Day 2: Education and Feedback
Naturally, after practice, the conversation turned to education.
This day of the conference was devoted to gathering thoughts and opinions from attendees and speakers, particularly about Public Interest Design Education. While this was not the awe-inspiring experience of the day before, it was vital nevertheless to assimilating all the knowledge and ideas that had been collected by bringing together practitioners, educators and enthusiasts.
Informal discussions and panel deliberations on education indicated the importance of integrating socially conscious design into the curriculum of all design education. Eminent speakers pointed out that while there were several Masters and Graduate certificate programs in PID being offered at universities across the country, the majority of designers, both in the field and at school, did not have access to some of the skills needed to practice Public Interest Design successfully.
Grant writing, financing and fund-raising, and community engagement skills are just some of the tools that future practitioners in this field would need, for which training was currently missing. Another, less tangible skill to build would be the ability for designers to feel like partners in, or members of the community they were serving, rather than outsiders.Though it was short, this second day served to unite everyone who was attending the conference and create a sense of kinship and common interest in the future of Public Interest Design.

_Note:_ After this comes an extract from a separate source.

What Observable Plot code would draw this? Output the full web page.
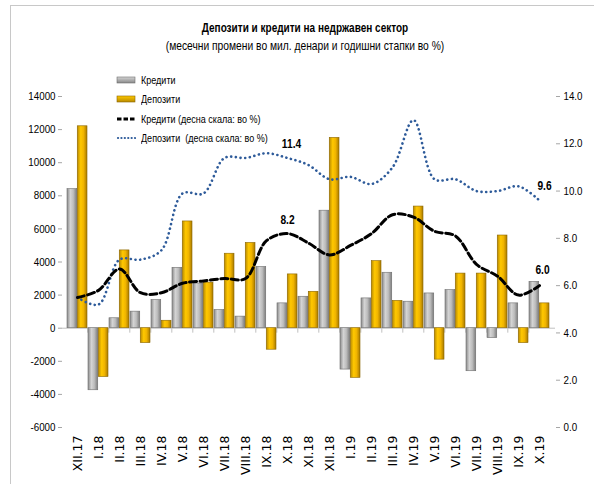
<!DOCTYPE html>
<html>
<head>
<meta charset="utf-8">
<script src="https://cdn.jsdelivr.net/npm/d3@7"></script>
<script src="https://cdn.jsdelivr.net/npm/@observablehq/plot@0.6"></script>
<style>
  html, body { margin: 0; padding: 0; background: #fff; }
  body { width: 594px; height: 484px; position: relative; overflow: hidden;
         font-family: "Liberation Sans", Arial, sans-serif; }
  #frame { position: absolute; left: 10px; top: 5px; width: 600px; height: 500px;
           border-top: 1px solid #c8c8c8; border-left: 1px solid #c8c8c8; }
  #title { position: absolute; left: 0; width: 610px; top: 20px; text-align: center;
           font-weight: bold; font-size: 13px; color: #000; transform: scaleX(0.77); transform-origin: 305px 0; }
  #subtitle { position: absolute; left: 0; width: 610px; top: 38px; text-align: center;
              font-size: 13px; color: #000; transform: scaleX(0.79); transform-origin: 305px 0; }
  #chart { position: absolute; left: 0; top: 60px; }
  #legend { position: absolute; left: 116px; top: 70px; font-size: 11px; color: #000; }
  #legend .row { height: 19.5px; display: flex; align-items: center; }
  #legend svg { margin-right: 5px; }
  #legend span { display: inline-block; transform: scaleX(0.82); transform-origin: 0 50%; white-space: pre; }
</style>
</head>
<body>
<div id="frame"></div>
<div id="title">Депозити и кредити на недржавен сектор</div>
<div id="subtitle">(месечни промени во мил. денари и годишни стапки во %)</div>
<div id="chart"></div>
<div id="legend"></div>
<script>
// ---- data ----
const categories = ["XII.17","I.18","II.18","III.18","IV.18","V.18","VI.18","VII.18","VIII.18","IX.18","X.18","XI.18","XII.18","I.19","II.19","III.19","IV.19","V.19","VI.19","VII.19","VIII.19","IX.19","X.19"];
const loansChange =    [8400,-3750,600,1000,1700,3650,2700,1100,700,3700,1500,1900,7100,-2500,1800,3350,1600,2100,2300,-2600,-600,1500,2800];
const depositsChange = [12200,-2950,4700,-900,450,6450,2750,4500,5150,-1300,3250,2200,11500,-3000,4050,1650,7350,-1900,3300,3300,5600,-900,1500];
const loansGrowth =    [5.5,5.8,6.7,5.7,5.7,6.1,6.2,6.3,6.3,7.9,8.2,7.8,7.3,7.7,8.2,9.0,8.9,8.3,8.1,6.9,6.4,5.6,6.0];
const depositsGrowth = [5.5,5.2,7.1,7.1,7.5,9.9,9.9,11.4,11.4,11.6,11.4,11.1,10.5,10.6,10.3,11.0,13.0,10.5,10.5,10.0,10.0,10.2,9.6];
const leftTicks = [-6000,-4000,-2000,0,2000,4000,6000,8000,10000,12000,14000];
const rightTicks = [0,2,4,6,8,10,12,14];
const seriesNames = ["Кредити","Депозити","Кредити (десна скала: во %)","Депозити  (десна скала: во %)"];

// ---- build rows ----
const rows = categories.map((c, i) => ({
  cat: c, loans: loansChange[i], deposits: depositsChange[i],
  loansPct: loansGrowth[i], depositsPct: depositsGrowth[i]
}));
const L0 = -6000, L1 = 14000, R0 = 0, R1 = 14;
const toLeft = p => L0 + (p - R0) * (L1 - L0) / (R1 - R0);
const toRight = v => R0 + (v - L0) * (R1 - R0) / (L1 - L0);

const W = 594, H = 424;
const mL = 62, mR = 39, mT = 36, mB = 57;
const pad = 0.04;
const step = (W - mL - mR) / (categories.length + pad);
const bw = step * (1 - pad);
const half = bw / 2;

const font = `"Liberation Sans", Arial, sans-serif`;
const rowAt = c => rows.filter(d => d.cat === c);

const plot = Plot.plot({
  width: W, height: H,
  marginLeft: mL, marginRight: mR, marginTop: mT, marginBottom: mB,
  style: { fontFamily: font, fontSize: "11px", background: "transparent", overflow: "visible" },
  x: { domain: categories, padding: pad, axis: null, label: null },
  y: { domain: [L0, L1], axis: null, label: null },
  marks: [
    Plot.axisY(leftTicks, { anchor: "left", tickFormat: d => String(d), tickSize: 4, tickPadding: 3,
      stroke: "#a6a6a6", fill: "#000", fontSize: 11.5, line: true, label: null }),
    Plot.axisY(rightTicks.map(toLeft), { anchor: "right", tickFormat: d => toRight(d).toFixed(1),
      tickSize: 4, tickPadding: 4, stroke: "#a6a6a6", fill: "#000", fontSize: 11.5, line: true, label: null }),
    Plot.axisX({ anchor: "bottom", tickRotate: -90, tickSize: 0, tickPadding: 8, label: null,
      fontSize: 12.5, fontFamily: "DejaVu Sans", fill: "#000" }),
    Plot.ruleY([0], { stroke: "#c0c0c0" }),
    Plot.ruleX(categories.slice(1), { x: d => d, y1: 0, y2: -300, dx: -step / 2, stroke: "#c0c0c0" }),
    Plot.barY(rows, { x: "cat", y: "loans", insetRight: half, fill: "url(#gradGray)", stroke: "#6e6e6e", strokeWidth: 0.6 }),
    Plot.barY(rows, { x: "cat", y: "deposits", insetLeft: half, fill: "url(#gradGold)", stroke: "#8a6500", strokeWidth: 0.6 }),
    Plot.line(rows, { x: "cat", y: d => toLeft(d.depositsPct), curve: "catmull-rom",
      stroke: "#2e5b9a", strokeWidth: 2.6, strokeDasharray: "0.1,4.6", strokeLinecap: "round" }),
    Plot.line(rows, { x: "cat", y: d => toLeft(d.loansPct), curve: "catmull-rom",
      stroke: "#000", strokeWidth: 3, strokeDasharray: "7,3.5" }),
    Plot.text(rowAt("X.18"), { x: "cat", y: d => toLeft(d.depositsPct), text: d => d.depositsPct.toFixed(1),
      dy: -14, dx: 4, fontWeight: "bold", fontSize: 12, fill: "#000" }),
    Plot.text(rowAt("X.18"), { x: "cat", y: d => toLeft(d.loansPct), text: d => d.loansPct.toFixed(1),
      dy: -13, dx: 0, fontWeight: "bold", fontSize: 12, fill: "#000" }),
    Plot.text(rowAt("X.19"), { x: "cat", y: d => toLeft(d.depositsPct), text: d => d.depositsPct.toFixed(1),
      dy: -14, dx: 5, fontWeight: "bold", fontSize: 12, fill: "#000" }),
    Plot.text(rowAt("X.19"), { x: "cat", y: d => toLeft(d.loansPct), text: d => d.loansPct.toFixed(1),
      dy: -15, dx: 3, fontWeight: "bold", fontSize: 12, fill: "#000" })
  ]
});

plot.insertAdjacentHTML("afterbegin", `
<defs>
  <linearGradient id="gradGray" x1="0" x2="1" y1="0" y2="0">
    <stop offset="0" stop-color="#8a8a8a"/>
    <stop offset="0.35" stop-color="#d4d4d4"/>
    <stop offset="0.65" stop-color="#bdbdbd"/>
    <stop offset="1" stop-color="#7c7c7c"/>
  </linearGradient>
  <linearGradient id="gradGold" x1="0" x2="1" y1="0" y2="0">
    <stop offset="0" stop-color="#b88a00"/>
    <stop offset="0.35" stop-color="#ffc800"/>
    <stop offset="0.65" stop-color="#f0b400"/>
    <stop offset="1" stop-color="#a87a00"/>
  </linearGradient>
</defs>`);
document.getElementById("chart").appendChild(plot);

// condense the numeric tick labels and data labels slightly, like the original narrow font
plot.querySelectorAll("text").forEach(t => {
  const s = t.textContent;
  if (/^[-0-9.]+$/.test(s) && !t.closest("[aria-label='x-axis tick label']")) {
    const len = t.getComputedTextLength();
    if (len > 0) { t.setAttribute("textLength", (len * 0.85).toFixed(1)); t.setAttribute("lengthAdjust", "spacingAndGlyphs"); }
  }
});

// ---- legend ----
const swatches = [
  `<svg width="20" height="8"><rect x="1" y="1" width="18" height="6" fill="url(#lgGray)" stroke="#6e6e6e" stroke-width="0.6"/><defs><linearGradient id="lgGray" x1="0" x2="0" y1="0" y2="1"><stop offset="0" stop-color="#d4d4d4"/><stop offset="1" stop-color="#888"/></linearGradient></defs></svg>`,
  `<svg width="20" height="8"><rect x="1" y="1" width="18" height="6" fill="url(#lgGold)" stroke="#8a6500" stroke-width="0.6"/><defs><linearGradient id="lgGold" x1="0" x2="0" y1="0" y2="1"><stop offset="0" stop-color="#ffc800"/><stop offset="1" stop-color="#b88a00"/></linearGradient></defs></svg>`,
  `<svg width="20" height="8"><line x1="1" x2="19" y1="4" y2="4" stroke="#000" stroke-width="3" stroke-dasharray="4.5,2"/></svg>`,
  `<svg width="20" height="8"><line x1="2" x2="19" y1="4" y2="4" stroke="#2e5b9a" stroke-width="2.2" stroke-dasharray="0.1,3.3" stroke-linecap="round"/></svg>`
];
const legend = document.getElementById("legend");
seriesNames.forEach((name, i) => {
  const row = document.createElement("div");
  row.className = "row";
  row.innerHTML = swatches[i] + `<span>${name}</span>`;
  legend.appendChild(row);
});
</script>
</body>
</html>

I left Raleigh with much food for thought and a wish to scout for all opportunities to give to Public Interest Design. Going forward I will focus on how I, as an individual can meaningfully contribute my time and skills to this movement.
I hope that my effort in acquiring a brief education on Public Interest Design, will help you too. I am looking forward to sharing my learning and experiences with like-minded fellow architects and designers like you, and excited about what you think and believe.